Les limites au droit de licencier pour les employeurs sont nombreuses en France. Les syndicats et de nombreux hommes politiques pensent qu'elles favorisent la lutte contre la précarité et assurent la sécurité professionnelle pour tous les salariés. D'aucuns réalisent qu'une complète liberté de licencier favorise la hausse de l'emploi et qu'elle est en particulier favorable aux jeunes inexpérimentés. Et voilà pourquoi : dans une économie de marché, l'employeur n'est pas le maître de ses employés en ce sens qu'il doit simplement acheter des services du travail en vue de produire des biens qu'il espère vendre à des consommateurs, au prix qu'ils seront prêts à payer. Ce sont ces derniers qui dirigent l'activité économique, la sanctionnent ou la récompensent. Les employeurs essaient d'anticiper les humeurs changeantes des consommateurs et de ce fait embauchent ou licencient en fonction de celles-ci.
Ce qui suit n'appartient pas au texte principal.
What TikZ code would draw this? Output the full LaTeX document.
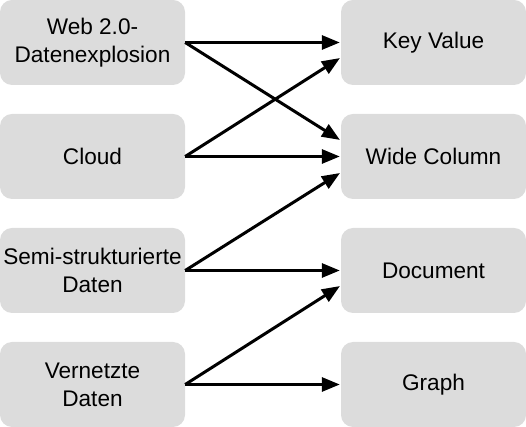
\documentclass[tikz,border=0pt]{standalone}
\usepackage{fontspec}
\setmainfont{Liberation Sans}
\usepackage{xcolor}
\usepackage{tikz}
\usetikzlibrary{arrows.meta,positioning}

\definecolor{boxgray}{RGB}{220,220,220}

\tikzset{
  srcbox/.style={fill=boxgray, rounded corners=12pt, minimum width=185pt, minimum height=85pt,
    inner sep=0pt, align=center, font=\fontsize{22.6}{28}\selectfont},
  dbbox/.style={srcbox},
  flow/.style={-{Triangle[length=18pt,width=14pt]}, line width=3pt, shorten >=1pt}
}

\begin{document}
\begin{tikzpicture}[x=1pt,y=1pt]
\useasboundingbox (0,0) rectangle (526,427);
% left column: drivers
\node[srcbox] (web)   at (92.5,384.5) {Web 2.0-\\Datenexplosion};
\node[srcbox] (cloud) at (92.5,270.5) {Cloud};
\node[srcbox] (semi)  at (92.5,156.5) {Semi-strukturierte\\Daten};
\node[srcbox] (netz)  at (92.5,42.5)  {Vernetzte\\Daten};
% right column: NoSQL types
\node[dbbox] (kv)    at (433.5,384.5) {Key Value};
\node[dbbox] (wide)  at (433.5,270.5) {Wide Column};
\node[dbbox] (doc)   at (433.5,156.5) {Document};
\node[dbbox] (graph) at (433.5,42.5)  {Graph};
% arrows
\draw[flow] (web.east) -- (kv.west);
\draw[flow] (web.east) -- ([yshift=16pt]wide.west);
\draw[flow] (cloud.east) -- ([yshift=-15pt]kv.west);
\draw[flow] (cloud.east) -- (wide.west);
\draw[flow] (semi.east) -- ([yshift=-16pt]wide.west);
\draw[flow] (semi.east) -- (doc.west);
\draw[flow] (netz.east) -- ([yshift=-15pt]doc.west);
\draw[flow] (netz.east) -- (graph.west);
\end{tikzpicture}
\end{document}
Contrairement à une idée largement répandue, l'intervention du gouvernement dans le processus d'embauche et de licenciement n'est pas source de plus grande sécurité pour les travailleurs, en particulier ceux qui recherchent un emploi. Elle peut certes assurer la sécurité de certains employés, mais seulement au mépris du droit des autres de travailler. La « précarité » dont nous parlent les syndicats est plus facile à vivre que les longues années de chômage sans espoir de retrouver un emploi. Elle requiert certes des efforts, elle n'offre aucune garantie, mais c'est justement pour cette raison qu'elle offre la possibilité de trouver un emploi.
En empêchant un employeur de licencier, on l'oblige à assumer un risque supplémentaire qui consiste à garder une personne pas ou plus adaptée à un emploi. C'est ainsi qu'on le force à s'assurer contre le risque de voir un nouvel employé se transformer en un employé impossible à congédier et pourtant incompétent pour la tâche qui lui a été assignée. Cela conduit à une hausse des coûts potentiels et perçus liée à toute nouvelle décision d'embauche. Cette dernière sera de ce fait moins importante, ainsi que l'emploi en général. D'autre part, en l'absence de liberté de licencier, l'employeur est beaucoup moins enclin à donner sa chance à des jeunes inexpérimentés, le risque avec ces derniers étant encore plus élevé qu'avec des salariés confirmés. En revanche, s'il peut s'en séparer plus facilement, il sera aussi davantage tenté de donner à des jeunes l'opportunité de prouver leurs compétences et ainsi d'augmenter le niveau de l'emploi dans toute l'économie.
Loin d'être synonyme de précarité, la reconnaissance du droit de licencier et la mobilité qui l'accompagne favorisent la sécurité, celle d'obtenir un emploi plutôt que de rester de façon permanente au chômage. Ainsi, la disposition autorisant le licenciement pendant une période de deux ans de certains salariés contenue dans le contrat première embauche (ainsi que dans le contrat nouvelles embauches) est de nature à favoriser l'embauche et à assurer une plus grande sécurité à l'ensemble des salariés. Il faut souhaiter que seront bientôt reconnus les bénéfices d'une totale liberté d'embauche et de licenciement.